Members of British Graham Land Expedition
Photographs of nine members of the British Graham Land Expedition with John Rymill in the centre. Others are I F Meiklejohn, Q Riley, J I Moore, A Stephenson, E W Bingham, W L S Fleming, W E Hampton, B B Roberts.
These men comprised the shore party, which was equipped with a light aircraft, dog teams and motor boats for inshore navigation.The British Graham Land Expedition (BGLE) of 1934-37 was developed on a modest scale. John Rymill, the leader, proposed to explore and accurately survey South Graham Land - the Antarctic Peninsula. It was intended to explore the area which Hubert Wilkins had flown over in 1928. Rymill was joined on this expedition by a number of his companions from earlier expeditions in Greenland.
The men were experienced dog-handlers and familiar with ice conditions from their previous work in Greenland. Hampton and Rymill were both experienced pilots, with Hampton a qualified aeronautical engineer. Quintin Riley was in charge of the small boats; Bingham was in charge of the dogs.
Following on from the methods established in Greenland, coastal surveys by motorboat were supported by aerial photography. The Fox Moth aircraft also helped to establish advance bases, to reconnoitre ice conditions and search for possible harbours. With this knowledge Rymill could work out future plans.
The early work of the BGLE established that the reports of previous explorers about the land/sea/ice distribution to the south were inaccurate and so it was decided to explore the area more thoroughly. A base was established in the Argentine Islands.

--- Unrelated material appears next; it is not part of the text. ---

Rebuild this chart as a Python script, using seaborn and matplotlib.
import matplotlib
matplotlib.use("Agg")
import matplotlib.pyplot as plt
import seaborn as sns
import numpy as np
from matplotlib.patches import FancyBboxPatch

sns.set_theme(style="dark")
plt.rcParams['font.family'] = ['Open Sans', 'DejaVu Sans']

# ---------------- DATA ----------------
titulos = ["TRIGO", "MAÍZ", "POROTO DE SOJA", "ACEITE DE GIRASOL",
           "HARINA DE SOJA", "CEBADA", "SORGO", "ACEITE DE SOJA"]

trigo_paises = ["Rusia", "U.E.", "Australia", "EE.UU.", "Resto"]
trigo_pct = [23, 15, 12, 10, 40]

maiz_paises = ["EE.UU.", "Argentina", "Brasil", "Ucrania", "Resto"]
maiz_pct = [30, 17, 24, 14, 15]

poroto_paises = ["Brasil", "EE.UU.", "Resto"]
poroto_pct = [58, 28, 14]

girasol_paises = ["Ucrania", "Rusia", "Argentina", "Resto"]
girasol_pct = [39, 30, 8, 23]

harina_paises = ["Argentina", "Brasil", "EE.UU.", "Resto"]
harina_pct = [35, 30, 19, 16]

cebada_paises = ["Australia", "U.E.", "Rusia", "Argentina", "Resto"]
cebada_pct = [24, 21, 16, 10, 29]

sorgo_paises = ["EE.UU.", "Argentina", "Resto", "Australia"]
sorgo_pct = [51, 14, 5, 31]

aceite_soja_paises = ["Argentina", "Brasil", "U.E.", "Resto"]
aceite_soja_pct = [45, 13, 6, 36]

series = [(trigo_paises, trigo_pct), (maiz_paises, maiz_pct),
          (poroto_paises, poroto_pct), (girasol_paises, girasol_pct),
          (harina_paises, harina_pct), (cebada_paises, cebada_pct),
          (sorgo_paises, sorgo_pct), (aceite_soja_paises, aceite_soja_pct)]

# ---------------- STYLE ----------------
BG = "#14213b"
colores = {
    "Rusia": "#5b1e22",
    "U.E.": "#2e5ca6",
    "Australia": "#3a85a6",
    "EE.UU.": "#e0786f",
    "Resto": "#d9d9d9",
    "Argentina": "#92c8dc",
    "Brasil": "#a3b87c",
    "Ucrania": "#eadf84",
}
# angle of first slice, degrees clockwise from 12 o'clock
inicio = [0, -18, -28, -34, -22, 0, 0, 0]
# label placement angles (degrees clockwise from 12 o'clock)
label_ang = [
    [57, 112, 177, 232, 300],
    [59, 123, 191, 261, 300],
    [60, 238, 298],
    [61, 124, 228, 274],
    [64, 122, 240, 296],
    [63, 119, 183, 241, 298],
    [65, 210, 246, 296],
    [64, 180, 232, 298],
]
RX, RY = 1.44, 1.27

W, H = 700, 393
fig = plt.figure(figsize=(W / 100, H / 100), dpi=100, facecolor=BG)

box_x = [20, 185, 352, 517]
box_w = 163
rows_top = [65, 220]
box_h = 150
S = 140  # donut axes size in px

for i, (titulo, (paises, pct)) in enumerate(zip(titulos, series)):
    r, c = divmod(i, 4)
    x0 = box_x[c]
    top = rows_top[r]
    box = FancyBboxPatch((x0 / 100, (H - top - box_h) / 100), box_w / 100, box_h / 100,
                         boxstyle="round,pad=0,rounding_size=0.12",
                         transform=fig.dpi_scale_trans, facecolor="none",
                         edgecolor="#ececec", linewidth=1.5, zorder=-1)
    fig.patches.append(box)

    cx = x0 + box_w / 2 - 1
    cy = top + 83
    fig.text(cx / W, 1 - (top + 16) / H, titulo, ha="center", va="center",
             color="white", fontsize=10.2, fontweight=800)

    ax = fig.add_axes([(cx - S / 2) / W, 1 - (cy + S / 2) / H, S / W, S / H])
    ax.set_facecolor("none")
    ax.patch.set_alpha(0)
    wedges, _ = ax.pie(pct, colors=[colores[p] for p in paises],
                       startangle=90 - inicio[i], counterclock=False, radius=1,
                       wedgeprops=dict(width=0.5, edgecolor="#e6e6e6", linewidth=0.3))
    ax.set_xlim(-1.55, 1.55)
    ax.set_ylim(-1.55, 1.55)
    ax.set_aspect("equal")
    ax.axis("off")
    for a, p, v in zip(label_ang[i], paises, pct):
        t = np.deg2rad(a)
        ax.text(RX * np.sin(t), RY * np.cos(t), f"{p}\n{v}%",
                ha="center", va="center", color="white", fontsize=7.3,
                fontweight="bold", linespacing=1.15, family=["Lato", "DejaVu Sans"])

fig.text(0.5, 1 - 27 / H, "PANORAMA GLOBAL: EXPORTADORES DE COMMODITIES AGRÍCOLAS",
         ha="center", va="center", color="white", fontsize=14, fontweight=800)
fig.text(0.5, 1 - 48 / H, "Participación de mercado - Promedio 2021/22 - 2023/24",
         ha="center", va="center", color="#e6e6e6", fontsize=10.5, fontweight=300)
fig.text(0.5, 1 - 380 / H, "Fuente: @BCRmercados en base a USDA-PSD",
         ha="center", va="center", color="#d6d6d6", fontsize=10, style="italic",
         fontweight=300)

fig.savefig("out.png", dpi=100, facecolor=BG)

The survey work was rigorously methodical: every 48 to 80 kilometres astronomical fixes were made and the intermediate detail was completed with plane-table and compass traverses, and the distances measured by sledge-wheel.
The base was then moved south to Marguerite Bay, and aerial flights and land surveys with the dog teams continued. The channels discerned by Hubert Wilkins in his 1928-29 flights were disproved. Rymill and Bingham also made a land traverse of the peninsula, again confirming that the channels did not exist.

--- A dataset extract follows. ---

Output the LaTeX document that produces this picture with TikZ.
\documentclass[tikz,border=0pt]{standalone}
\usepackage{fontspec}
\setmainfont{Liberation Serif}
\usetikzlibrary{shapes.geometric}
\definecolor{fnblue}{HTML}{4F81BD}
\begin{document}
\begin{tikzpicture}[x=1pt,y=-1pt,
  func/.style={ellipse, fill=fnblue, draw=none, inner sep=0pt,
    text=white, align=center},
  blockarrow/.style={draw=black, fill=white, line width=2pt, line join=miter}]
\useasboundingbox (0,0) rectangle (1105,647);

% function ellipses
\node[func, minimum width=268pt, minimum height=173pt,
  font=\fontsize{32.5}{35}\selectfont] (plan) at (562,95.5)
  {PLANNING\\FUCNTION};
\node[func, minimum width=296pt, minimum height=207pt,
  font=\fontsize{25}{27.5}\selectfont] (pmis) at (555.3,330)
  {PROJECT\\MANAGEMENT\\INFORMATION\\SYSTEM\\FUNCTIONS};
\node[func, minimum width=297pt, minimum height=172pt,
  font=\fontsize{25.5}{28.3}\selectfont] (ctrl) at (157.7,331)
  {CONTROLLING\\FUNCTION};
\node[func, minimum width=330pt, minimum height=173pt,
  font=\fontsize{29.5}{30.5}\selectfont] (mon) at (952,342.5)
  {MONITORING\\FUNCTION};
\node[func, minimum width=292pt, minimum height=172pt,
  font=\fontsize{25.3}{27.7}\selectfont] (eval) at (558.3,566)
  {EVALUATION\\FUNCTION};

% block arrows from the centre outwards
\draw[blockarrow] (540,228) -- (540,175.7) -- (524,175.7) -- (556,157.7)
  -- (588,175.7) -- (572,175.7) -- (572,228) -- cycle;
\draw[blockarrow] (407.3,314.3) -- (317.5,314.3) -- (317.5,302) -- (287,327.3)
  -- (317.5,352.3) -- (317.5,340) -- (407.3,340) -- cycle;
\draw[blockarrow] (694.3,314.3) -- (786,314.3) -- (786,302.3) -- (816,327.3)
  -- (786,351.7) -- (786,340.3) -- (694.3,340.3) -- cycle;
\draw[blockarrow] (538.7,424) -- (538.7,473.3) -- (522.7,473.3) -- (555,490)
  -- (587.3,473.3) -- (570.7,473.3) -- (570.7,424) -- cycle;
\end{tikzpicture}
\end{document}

The work of the British Graham Land Expedition was an outstanding success. Concentrating on a small area of the Antarctic and using aerial surveys backed up by careful land surveys, the expedition proved that Graham Land was a peninsula, not a series of islands. King George VI Sound was discovered and miles of coastline were charted. It was the last of the small privately funded expeditions to the Antarctic.